> **DESCRIPTION OF THE TASK**: Take the lines from the top down to and including the one with "shift = np.arange(100, 600.01, 2.5)" and repeat them exactly. Omit images.
# Start of SUPPLIED DATA
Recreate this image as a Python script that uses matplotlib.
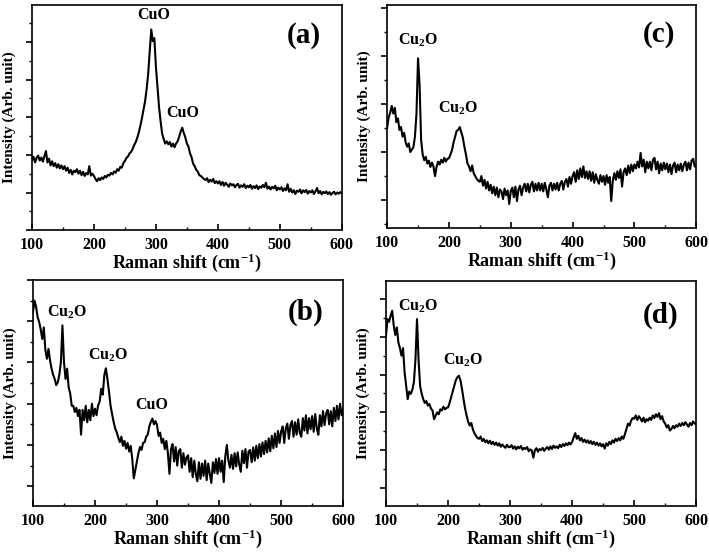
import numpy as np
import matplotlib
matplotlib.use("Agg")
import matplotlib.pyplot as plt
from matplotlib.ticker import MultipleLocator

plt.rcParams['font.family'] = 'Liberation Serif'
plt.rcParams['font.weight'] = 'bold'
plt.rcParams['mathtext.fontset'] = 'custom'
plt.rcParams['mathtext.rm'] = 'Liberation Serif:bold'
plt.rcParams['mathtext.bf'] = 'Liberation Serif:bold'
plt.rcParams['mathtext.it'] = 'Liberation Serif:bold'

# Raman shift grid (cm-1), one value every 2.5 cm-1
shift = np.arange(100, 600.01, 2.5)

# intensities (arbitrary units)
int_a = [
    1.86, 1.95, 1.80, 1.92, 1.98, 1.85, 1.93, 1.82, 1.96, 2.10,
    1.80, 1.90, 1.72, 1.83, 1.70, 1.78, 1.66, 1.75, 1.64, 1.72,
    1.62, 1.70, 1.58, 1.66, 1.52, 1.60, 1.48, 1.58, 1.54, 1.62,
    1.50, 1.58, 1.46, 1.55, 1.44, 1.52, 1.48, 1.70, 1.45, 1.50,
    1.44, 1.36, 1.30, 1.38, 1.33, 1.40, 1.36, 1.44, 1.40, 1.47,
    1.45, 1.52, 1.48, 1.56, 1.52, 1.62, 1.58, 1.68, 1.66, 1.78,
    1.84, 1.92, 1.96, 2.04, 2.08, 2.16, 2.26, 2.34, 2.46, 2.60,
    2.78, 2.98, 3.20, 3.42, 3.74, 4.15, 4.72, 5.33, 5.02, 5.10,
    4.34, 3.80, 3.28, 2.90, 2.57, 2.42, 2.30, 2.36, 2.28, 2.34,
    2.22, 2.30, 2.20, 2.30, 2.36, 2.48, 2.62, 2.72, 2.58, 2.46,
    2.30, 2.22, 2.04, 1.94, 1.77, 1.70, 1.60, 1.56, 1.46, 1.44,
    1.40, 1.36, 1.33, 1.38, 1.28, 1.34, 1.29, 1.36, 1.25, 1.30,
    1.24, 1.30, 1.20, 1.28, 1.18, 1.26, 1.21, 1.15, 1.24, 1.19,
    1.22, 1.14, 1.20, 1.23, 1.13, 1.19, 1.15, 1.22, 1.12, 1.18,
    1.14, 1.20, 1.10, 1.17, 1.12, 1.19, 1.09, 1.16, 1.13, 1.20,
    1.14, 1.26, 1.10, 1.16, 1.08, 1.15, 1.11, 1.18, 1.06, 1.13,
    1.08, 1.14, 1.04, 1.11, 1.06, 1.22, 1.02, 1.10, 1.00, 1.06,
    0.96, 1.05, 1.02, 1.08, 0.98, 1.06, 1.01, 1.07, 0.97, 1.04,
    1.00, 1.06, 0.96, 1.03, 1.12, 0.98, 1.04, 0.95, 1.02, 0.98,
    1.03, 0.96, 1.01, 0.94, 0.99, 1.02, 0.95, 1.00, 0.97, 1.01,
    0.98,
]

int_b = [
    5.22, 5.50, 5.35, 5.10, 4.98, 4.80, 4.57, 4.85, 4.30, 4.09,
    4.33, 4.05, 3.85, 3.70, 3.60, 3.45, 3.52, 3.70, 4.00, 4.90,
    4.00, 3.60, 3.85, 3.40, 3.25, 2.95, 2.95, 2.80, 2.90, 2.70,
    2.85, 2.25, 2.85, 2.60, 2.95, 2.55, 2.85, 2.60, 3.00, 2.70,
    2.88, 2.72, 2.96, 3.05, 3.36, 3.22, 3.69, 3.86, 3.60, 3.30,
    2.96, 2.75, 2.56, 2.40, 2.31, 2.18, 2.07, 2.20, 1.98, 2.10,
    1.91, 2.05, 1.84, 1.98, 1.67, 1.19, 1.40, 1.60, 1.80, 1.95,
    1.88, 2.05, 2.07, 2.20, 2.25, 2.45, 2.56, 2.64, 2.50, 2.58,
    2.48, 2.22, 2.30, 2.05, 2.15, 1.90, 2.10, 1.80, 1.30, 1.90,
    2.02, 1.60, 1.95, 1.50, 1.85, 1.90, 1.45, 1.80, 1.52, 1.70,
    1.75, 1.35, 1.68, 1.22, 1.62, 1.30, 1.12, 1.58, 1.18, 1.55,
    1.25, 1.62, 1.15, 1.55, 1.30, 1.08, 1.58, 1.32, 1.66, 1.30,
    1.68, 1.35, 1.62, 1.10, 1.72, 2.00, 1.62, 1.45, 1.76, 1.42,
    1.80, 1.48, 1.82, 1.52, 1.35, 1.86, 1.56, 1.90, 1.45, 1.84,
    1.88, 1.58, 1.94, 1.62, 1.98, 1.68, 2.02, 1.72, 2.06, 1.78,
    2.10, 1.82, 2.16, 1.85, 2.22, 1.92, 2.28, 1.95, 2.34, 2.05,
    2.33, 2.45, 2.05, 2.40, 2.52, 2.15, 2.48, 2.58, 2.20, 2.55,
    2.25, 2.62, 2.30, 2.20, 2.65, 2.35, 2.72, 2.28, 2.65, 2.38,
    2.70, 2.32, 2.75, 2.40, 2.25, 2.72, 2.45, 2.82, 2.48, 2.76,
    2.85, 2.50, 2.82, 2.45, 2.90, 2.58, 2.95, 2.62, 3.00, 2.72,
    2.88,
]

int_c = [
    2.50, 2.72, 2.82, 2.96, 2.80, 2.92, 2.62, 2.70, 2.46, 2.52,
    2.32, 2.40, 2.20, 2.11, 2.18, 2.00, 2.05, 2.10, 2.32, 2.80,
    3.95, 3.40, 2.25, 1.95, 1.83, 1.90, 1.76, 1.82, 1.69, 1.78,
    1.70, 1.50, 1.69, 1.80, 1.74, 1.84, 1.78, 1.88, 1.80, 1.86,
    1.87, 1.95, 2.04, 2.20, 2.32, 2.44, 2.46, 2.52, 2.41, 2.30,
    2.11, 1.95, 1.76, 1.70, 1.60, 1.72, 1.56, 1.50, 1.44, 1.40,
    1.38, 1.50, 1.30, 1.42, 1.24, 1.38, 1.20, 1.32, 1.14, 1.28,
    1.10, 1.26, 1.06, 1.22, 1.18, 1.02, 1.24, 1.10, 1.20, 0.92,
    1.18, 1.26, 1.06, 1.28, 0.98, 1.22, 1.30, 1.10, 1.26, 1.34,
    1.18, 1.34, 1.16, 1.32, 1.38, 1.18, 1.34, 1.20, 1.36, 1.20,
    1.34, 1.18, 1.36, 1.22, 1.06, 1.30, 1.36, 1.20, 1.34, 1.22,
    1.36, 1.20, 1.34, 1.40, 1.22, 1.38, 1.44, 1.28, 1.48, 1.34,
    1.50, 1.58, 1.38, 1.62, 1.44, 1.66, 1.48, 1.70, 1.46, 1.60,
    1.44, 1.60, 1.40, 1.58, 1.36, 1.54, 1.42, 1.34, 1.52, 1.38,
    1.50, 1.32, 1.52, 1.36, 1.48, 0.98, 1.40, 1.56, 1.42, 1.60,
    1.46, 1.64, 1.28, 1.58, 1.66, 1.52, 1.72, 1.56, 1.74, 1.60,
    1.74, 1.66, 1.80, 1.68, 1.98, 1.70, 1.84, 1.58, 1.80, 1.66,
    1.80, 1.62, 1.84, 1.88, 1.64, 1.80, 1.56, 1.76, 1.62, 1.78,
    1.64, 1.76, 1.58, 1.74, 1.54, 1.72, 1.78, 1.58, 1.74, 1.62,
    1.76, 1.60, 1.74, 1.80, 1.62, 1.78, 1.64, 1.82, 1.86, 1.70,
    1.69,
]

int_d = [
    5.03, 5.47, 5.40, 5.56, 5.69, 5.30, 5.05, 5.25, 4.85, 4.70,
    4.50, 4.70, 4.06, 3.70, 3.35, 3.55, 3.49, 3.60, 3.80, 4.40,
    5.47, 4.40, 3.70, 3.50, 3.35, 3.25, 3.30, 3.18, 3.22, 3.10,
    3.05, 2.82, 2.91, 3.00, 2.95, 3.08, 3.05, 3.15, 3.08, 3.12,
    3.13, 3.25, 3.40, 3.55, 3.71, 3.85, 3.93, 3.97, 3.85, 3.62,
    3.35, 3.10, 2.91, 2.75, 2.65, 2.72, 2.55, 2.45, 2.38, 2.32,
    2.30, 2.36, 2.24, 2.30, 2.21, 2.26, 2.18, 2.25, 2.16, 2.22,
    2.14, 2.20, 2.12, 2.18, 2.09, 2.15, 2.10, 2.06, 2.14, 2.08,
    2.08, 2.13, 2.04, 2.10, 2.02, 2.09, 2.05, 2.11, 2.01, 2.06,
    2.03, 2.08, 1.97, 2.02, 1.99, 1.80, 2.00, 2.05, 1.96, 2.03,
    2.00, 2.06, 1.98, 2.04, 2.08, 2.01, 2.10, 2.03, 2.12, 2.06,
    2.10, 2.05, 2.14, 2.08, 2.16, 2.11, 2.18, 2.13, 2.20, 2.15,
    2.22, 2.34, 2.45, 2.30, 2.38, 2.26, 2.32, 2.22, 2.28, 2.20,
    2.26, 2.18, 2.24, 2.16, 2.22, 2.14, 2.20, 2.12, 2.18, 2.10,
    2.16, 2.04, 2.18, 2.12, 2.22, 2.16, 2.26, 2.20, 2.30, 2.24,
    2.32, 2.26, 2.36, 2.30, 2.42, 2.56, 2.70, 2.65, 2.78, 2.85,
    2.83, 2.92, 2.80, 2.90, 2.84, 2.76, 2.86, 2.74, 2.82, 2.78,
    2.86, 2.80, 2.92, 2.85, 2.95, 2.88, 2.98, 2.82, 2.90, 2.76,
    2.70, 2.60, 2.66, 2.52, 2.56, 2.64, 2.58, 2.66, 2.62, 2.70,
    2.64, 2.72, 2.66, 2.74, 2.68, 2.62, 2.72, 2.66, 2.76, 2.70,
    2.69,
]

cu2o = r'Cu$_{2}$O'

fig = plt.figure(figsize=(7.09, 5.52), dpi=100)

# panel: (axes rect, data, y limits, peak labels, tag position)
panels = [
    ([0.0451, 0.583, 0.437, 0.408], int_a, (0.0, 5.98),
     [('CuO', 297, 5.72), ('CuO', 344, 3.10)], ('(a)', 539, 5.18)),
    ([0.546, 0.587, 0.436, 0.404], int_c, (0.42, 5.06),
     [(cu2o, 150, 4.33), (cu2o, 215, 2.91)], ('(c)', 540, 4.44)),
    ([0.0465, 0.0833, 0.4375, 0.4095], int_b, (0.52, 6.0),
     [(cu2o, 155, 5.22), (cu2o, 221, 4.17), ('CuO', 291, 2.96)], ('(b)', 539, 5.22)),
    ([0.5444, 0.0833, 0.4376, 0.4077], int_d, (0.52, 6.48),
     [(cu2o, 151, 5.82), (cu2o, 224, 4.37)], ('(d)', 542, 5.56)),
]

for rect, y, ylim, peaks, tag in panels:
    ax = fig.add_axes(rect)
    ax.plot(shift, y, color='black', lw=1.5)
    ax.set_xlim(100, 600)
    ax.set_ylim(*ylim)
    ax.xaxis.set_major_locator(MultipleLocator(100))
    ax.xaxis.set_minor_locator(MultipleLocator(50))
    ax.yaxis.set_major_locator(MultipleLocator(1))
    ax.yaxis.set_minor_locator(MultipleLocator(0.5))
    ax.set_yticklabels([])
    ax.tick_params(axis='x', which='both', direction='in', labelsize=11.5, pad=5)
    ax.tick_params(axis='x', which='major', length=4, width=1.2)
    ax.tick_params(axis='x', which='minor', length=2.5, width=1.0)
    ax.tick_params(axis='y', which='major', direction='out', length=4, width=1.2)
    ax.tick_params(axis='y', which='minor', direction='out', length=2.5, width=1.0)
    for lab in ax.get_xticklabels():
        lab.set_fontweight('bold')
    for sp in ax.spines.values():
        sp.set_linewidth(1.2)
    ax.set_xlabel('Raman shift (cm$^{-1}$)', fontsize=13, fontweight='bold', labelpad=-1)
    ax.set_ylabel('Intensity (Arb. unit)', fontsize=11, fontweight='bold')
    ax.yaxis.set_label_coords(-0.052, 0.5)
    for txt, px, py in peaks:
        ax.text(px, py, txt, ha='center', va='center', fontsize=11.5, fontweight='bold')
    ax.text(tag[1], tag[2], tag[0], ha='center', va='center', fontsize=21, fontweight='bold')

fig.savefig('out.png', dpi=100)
# End of SUPPLIED DATA
> **TASK ANSWER**:
Recreate this image as a Python script that uses matplotlib.
import numpy as np
import matplotlib
matplotlib.use("Agg")
import matplotlib.pyplot as plt
from matplotlib.ticker import MultipleLocator

plt.rcParams['font.family'] = 'Liberation Serif'
plt.rcParams['font.weight'] = 'bold'
plt.rcParams['mathtext.fontset'] = 'custom'
plt.rcParams['mathtext.rm'] = 'Liberation Serif:bold'
plt.rcParams['mathtext.bf'] = 'Liberation Serif:bold'
plt.rcParams['mathtext.it'] = 'Liberation Serif:bold'

# Raman shift grid (cm-1), one value every 2.5 cm-1
shift = np.arange(100, 600.01, 2.5)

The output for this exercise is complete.